##### Given material #####
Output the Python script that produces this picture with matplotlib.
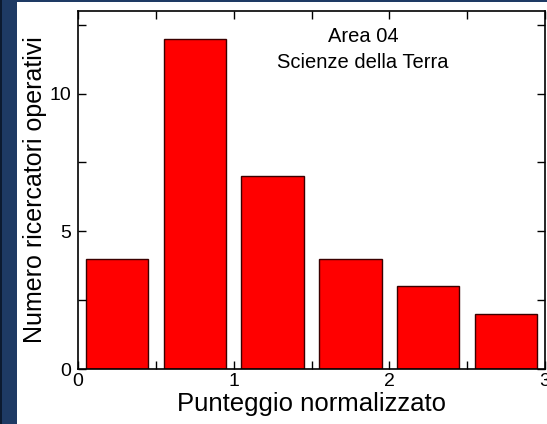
import matplotlib
matplotlib.use("Agg")
import matplotlib.pyplot as plt
from matplotlib.patches import Rectangle
from matplotlib.ticker import MultipleLocator

plt.rcParams['font.family'] = ['Liberation Sans', 'DejaVu Sans']

# bin centres (punteggio normalizzato) and counts
bin_centers = [0.25, 0.75, 1.25, 1.75, 2.25, 2.75]
counts = [4, 12, 7, 4, 3, 2]
title_lines = ["Area 04", "Scienze della Terra"]

W, H = 547, 424
fig = plt.figure(figsize=(W / 100, H / 100), dpi=100, facecolor='#1e3a64')

# slide-like frame: dark strip on the left, white panel behind the axes
fig.patches.append(Rectangle((0, 0), 2 / W, 1, transform=fig.transFigure,
                             facecolor='#0c1a30', edgecolor='none', zorder=-10))
fig.patches.append(Rectangle((17 / W, 0), 1 - 17 / W, 1 - 2 / H, transform=fig.transFigure,
                             facecolor='white', edgecolor='none', zorder=-10))

ax = fig.add_axes([78 / W, 55 / H, 467 / W, 358 / H])
ax.set_facecolor('white')

ax.bar(bin_centers, counts, width=0.4, color='#ff0000', edgecolor='#3a0000', linewidth=1.0)

ax.set_xlim(0, 3)
ax.set_ylim(0, 13)
ax.xaxis.set_major_locator(MultipleLocator(1))
ax.xaxis.set_minor_locator(MultipleLocator(0.5))
ax.yaxis.set_major_locator(MultipleLocator(5))
ax.yaxis.set_minor_locator(MultipleLocator(2.5))
ax.tick_params(which='both', direction='in', top=True, right=True,
               labelsize=14, width=1, length=6)
ax.tick_params(axis='x', pad=3)
ax.tick_params(axis='y', pad=5)

for s in ax.spines.values():
    s.set_linewidth(1.2)

ax.set_xlabel("Punteggio normalizzato", fontsize=18.5, labelpad=1)
ax.set_ylabel("Numero ricercatori operativi", fontsize=18, labelpad=2)

ax.text(1.83, 11.87, title_lines[0], ha='center', va='baseline', fontsize=14.5)
ax.text(1.83, 10.93, title_lines[1], ha='center', va='baseline', fontsize=14.5)

fig.savefig("out.png", dpi=100, facecolor=fig.get_facecolor())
#####
**Prompt**
Go through the listing above and write it all out exactly, leaving out any picture.

**Solution to the exercise**
Output the Python script that produces this picture with matplotlib.
import matplotlib
matplotlib.use("Agg")
import matplotlib.pyplot as plt
from matplotlib.patches import Rectangle
from matplotlib.ticker import MultipleLocator

plt.rcParams['font.family'] = ['Liberation Sans', 'DejaVu Sans']

# bin centres (punteggio normalizzato) and counts
bin_centers = [0.25, 0.75, 1.25, 1.75, 2.25, 2.75]
counts = [4, 12, 7, 4, 3, 2]
title_lines = ["Area 04", "Scienze della Terra"]

W, H = 547, 424
fig = plt.figure(figsize=(W / 100, H / 100), dpi=100, facecolor='#1e3a64')

# slide-like frame: dark strip on the left, white panel behind the axes
fig.patches.append(Rectangle((0, 0), 2 / W, 1, transform=fig.transFigure,
                             facecolor='#0c1a30', edgecolor='none', zorder=-10))
fig.patches.append(Rectangle((17 / W, 0), 1 - 17 / W, 1 - 2 / H, transform=fig.transFigure,
                             facecolor='white', edgecolor='none', zorder=-10))

ax = fig.add_axes([78 / W, 55 / H, 467 / W, 358 / H])
ax.set_facecolor('white')

ax.bar(bin_centers, counts, width=0.4, color='#ff0000', edgecolor='#3a0000', linewidth=1.0)

ax.set_xlim(0, 3)
ax.set_ylim(0, 13)
ax.xaxis.set_major_locator(MultipleLocator(1))
ax.xaxis.set_minor_locator(MultipleLocator(0.5))
ax.yaxis.set_major_locator(MultipleLocator(5))
ax.yaxis.set_minor_locator(MultipleLocator(2.5))
ax.tick_params(which='both', direction='in', top=True, right=True,
               labelsize=14, width=1, length=6)
ax.tick_params(axis='x', pad=3)
ax.tick_params(axis='y', pad=5)

for s in ax.spines.values():
    s.set_linewidth(1.2)

ax.set_xlabel("Punteggio normalizzato", fontsize=18.5, labelpad=1)
ax.set_ylabel("Numero ricercatori operativi", fontsize=18, labelpad=2)

ax.text(1.83, 11.87, title_lines[0], ha='center', va='baseline', fontsize=14.5)
ax.text(1.83, 10.93, title_lines[1], ha='center', va='baseline', fontsize=14.5)

fig.savefig("out.png", dpi=100, facecolor=fig.get_facecolor())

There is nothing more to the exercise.